Nik Sultana, Salvator Galea, David Greaves, Marcin Wojcik, and Jonny Shipton, University of Cambridge; Richard Clegg, Queen Mary University of London; Luo Mai, Imperial College London; Pietro Bressana and Robert Soule, Università della Svizzera italiana; Richard Mortier, University of Cambridge; Paolo Costa, Microsoft Research; Peter Pietzuch, Imperial College London; Jon Crowcroft, Andrew W Moore, and Noa Zilberman, University of Cambridge
Due to their performance and flexibility, FPGAs are an attractive platform for the execution of network functions. It has been a challenge for a long time though to make FPGA programming accessible to a large audience of developers. An appealing solution is to compile code from a general-purpose language to hardware using high-level synthesis. Unfortunately, current approaches to implement rich network functionality are insufficient because they lack: (i) libraries with abstractions for common network operations and data structures, (ii) bindings to the underlying “substrate” on the FPGA, and (iii) debugging and profiling support.
This paper describes Emu, a new standard library for an FPGA hardware compiler that enables developers to rapidly create and deploy network functionality.

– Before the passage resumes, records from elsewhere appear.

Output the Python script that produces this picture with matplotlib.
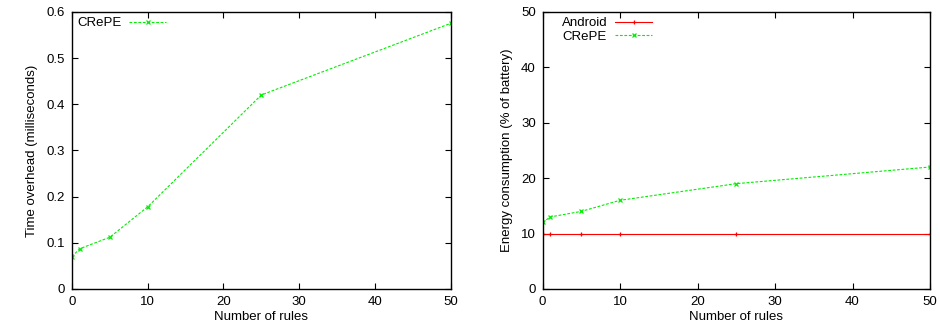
import matplotlib
matplotlib.use("Agg")
import matplotlib.pyplot as plt

rules = [0, 1, 5, 10, 25, 50]
time_crepe = [0.07, 0.087, 0.112, 0.178, 0.42, 0.575]
energy_android = [10, 10, 10, 10, 10, 10]
energy_crepe = [12, 13, 14, 16, 19, 22]

plt.rcParams['font.family'] = ['Liberation Sans', 'DejaVu Sans']
plt.rcParams['font.size'] = 9.5

fig = plt.figure(figsize=(9.4, 3.28), dpi=100)
ax1 = fig.add_axes([0.0766, 0.119, 0.4029, 0.845])
ax2 = fig.add_axes([0.5773, 0.119, 0.4121, 0.845])

green = '#00ee00'
red = '#ff0000'

ax1.plot(rules, time_crepe, color=green, ls=(0, (2.5, 1.5)), lw=0.8, marker='x', ms=3, mew=0.9, label='CRePE')
ax1.set_xlim(0, 50)
ax1.set_ylim(0, 0.6)
ax1.set_yticks([0, 0.1, 0.2, 0.3, 0.4, 0.5, 0.6])
ax1.set_yticklabels(['0', '0.1', '0.2', '0.3', '0.4', '0.5', '0.6'])
ax1.set_xlabel('Number of rules', labelpad=2)
ax1.set_ylabel('Time overhead (milliseconds)', labelpad=6)
ax1.legend(loc='upper left', markerfirst=False, frameon=False, handlelength=2.8,
           borderaxespad=0.1, handletextpad=0.6, borderpad=0.3)

ax2.plot(rules, energy_android, color=red, ls='-', lw=0.8, marker='+', ms=3.5, mew=0.9, label='Android')
ax2.plot(rules, energy_crepe, color=green, ls=(0, (2.5, 1.5)), lw=0.8, marker='x', ms=3, mew=0.9, label='CRePE')
ax2.set_xlim(0, 50)
ax2.set_ylim(0, 50)
ax2.set_xlabel('Number of rules', labelpad=2)
ax2.set_ylabel('Energy consumption (% of battery)', labelpad=6)
ax2.legend(loc='upper left', markerfirst=False, frameon=False, handlelength=2.8,
           borderaxespad=0.1, handletextpad=0.6, labelspacing=0.1, borderpad=0.3,
           bbox_to_anchor=(0.035, 1.0))

for ax in (ax1, ax2):
    ax.set_xticks([0, 10, 20, 30, 40, 50])
    ax.tick_params(direction='in', top=True, right=True, length=4, width=0.8, pad=5)
    for s in ax.spines.values():
        s.set_linewidth(1.0)

fig.savefig('out.png', dpi=100)
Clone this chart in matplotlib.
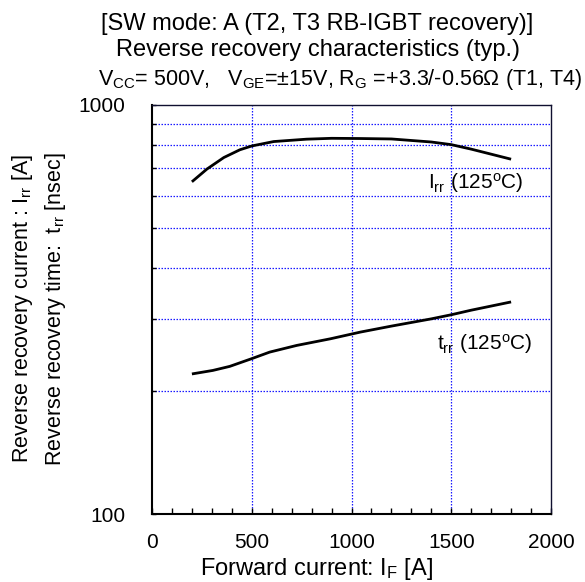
import numpy as np
import matplotlib
matplotlib.use('Agg')
import matplotlib.pyplot as plt
from matplotlib.ticker import FixedLocator, NullFormatter, FixedFormatter

plt.rcParams['font.family'] = ['Liberation Sans', 'DejaVu Sans']
plt.rcParams['mathtext.fontset'] = 'custom'
plt.rcParams['mathtext.rm'] = 'Liberation Sans'
plt.rcParams['mathtext.it'] = 'Liberation Sans:italic'

# reverse recovery current Irr (125C) [A]
irr_x = [200, 275, 360, 440, 500, 610, 775, 900, 1045, 1200, 1400, 1500, 1600, 1800]
irr_y = [649, 697, 744, 777, 794, 814, 825, 829, 828, 826, 812, 800, 780, 737]

# reverse recovery time trr (125C) [nsec]
trr_x = [200, 305, 390, 500, 590, 725, 895, 1045, 1200, 1400, 1500, 1600, 1800]
trr_y = [220, 224.4, 229.6, 239.8, 248.8, 258.3, 268.2, 278.5, 288, 300, 307, 315, 330]

xticks = [0, 500, 1000, 1500, 2000]
yticks = [100, 1000]
ygrid = [200, 300, 400, 500, 600, 700, 800, 900]

fig = plt.figure(figsize=(5.85, 5.82), dpi=100)
ax = fig.add_axes([152/585, 1-514/582, 399/585, 409/582])

ax.set_yscale('log')
ax.set_xlim(0, 2000)
ax.set_ylim(100, 1000)

ax.plot(irr_x, irr_y, color='black', lw=2.0, solid_capstyle='butt', solid_joinstyle='round')
ax.plot(trr_x, trr_y, color='black', lw=2.0, solid_capstyle='butt', solid_joinstyle='round')

# grid
for gx in [500, 1000, 1500]:
    ax.axvline(gx, color='#1a1aff', lw=0.9, ls=(0, (1.2, 1.2)), zorder=0)
for gy in ygrid:
    ax.axhline(gy, color='#1a1aff', lw=0.9, ls=(0, (1.2, 1.2)), zorder=0)

ax.xaxis.set_major_locator(FixedLocator(xticks))
ax.xaxis.set_minor_locator(FixedLocator(np.arange(0, 2001, 100)))
ax.yaxis.set_major_locator(FixedLocator(yticks))
ax.yaxis.set_major_formatter(FixedFormatter(['100', '1000']))
ax.yaxis.set_minor_locator(FixedLocator(ygrid))
ax.yaxis.set_minor_formatter(NullFormatter())
ax.tick_params(which='both', direction='in', labelsize=15, top=False, right=False)
ax.tick_params(axis='x', which='both', length=4, width=1, pad=14)
ax.tick_params(axis='y', which='both', length=3, width=1, pad=19)

for s in ['left', 'bottom']:
    ax.spines[s].set_linewidth(1.5)
for s in ['top', 'right']:
    ax.spines[s].set_linewidth(1.0)
    ax.spines[s].set_color('#101030')

ax.text(1385, 645, r'I$_{\rm rr}$ (125$^{\rm o}$C)', fontsize=15, va='center', ha='left')
ax.text(1430, 261, r't$_{\rm rr}$ (125$^{\rm o}$C)', fontsize=15, va='center', ha='left')

# x label sits left of the axes centre in the original
fig.text(317/585, 1-569/582, r'Forward current: I$_{\rm F}$ [A]', fontsize=17,
         ha='center', va='center')

fig.text(23/585, 1-309/582, r'Reverse recovery current : I$_{\rm rr}$ [A]',
         rotation=90, fontsize=15.5, ha='center', va='center')
fig.text(55/585, 1-309/582, r'Reverse recovery time:  t$_{\rm rr}$ [nsec]',
         rotation=90, fontsize=15.5, ha='center', va='center')

fig.text(317/585, 1-24/582, '[SW mode: A (T2, T3 RB-IGBT recovery)]', fontsize=17,
         ha='center', va='center')
fig.text(318/585, 1-50/582, 'Reverse recovery characteristics (typ.)', fontsize=17,
         ha='center', va='center')
fig.text(340/585, 1-80/582,
         r'V$_{\rm CC}$= 500V,   V$_{\rm GE}$=$\pm$15V, R$_{\rm G}$ =+3.3/-0.56$\Omega$ (T1, T4)',
         fontsize=15.5, ha='center', va='center')

fig.savefig('out.png', dpi=100)
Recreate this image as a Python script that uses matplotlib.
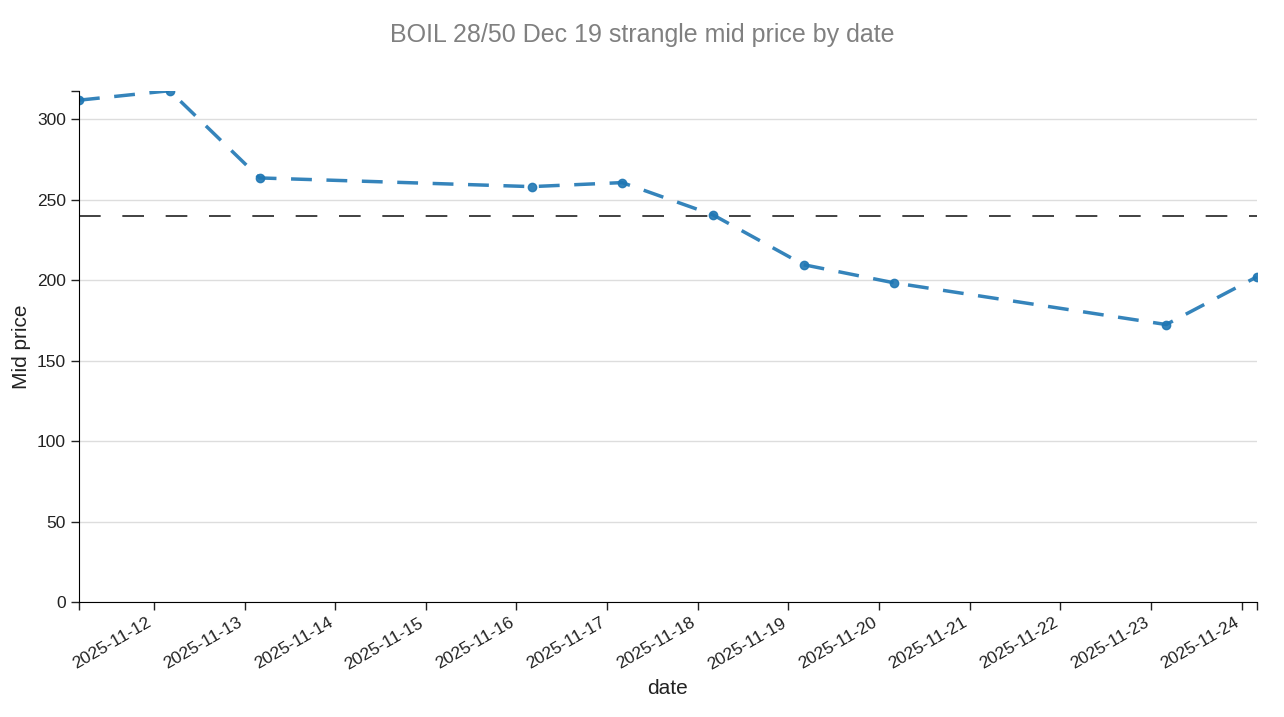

Emu allows for high-performance designs without being bound to particular packet processing paradigms. Furthermore, it supports running the same programs on CPUs, in Mininet, and on FPGAs, providing a better development environment that includes advanced debugging capabilities. We demonstrate that network functions implemented using Emu have only negligible resource and performance overheads compared with natively-written hardware versions.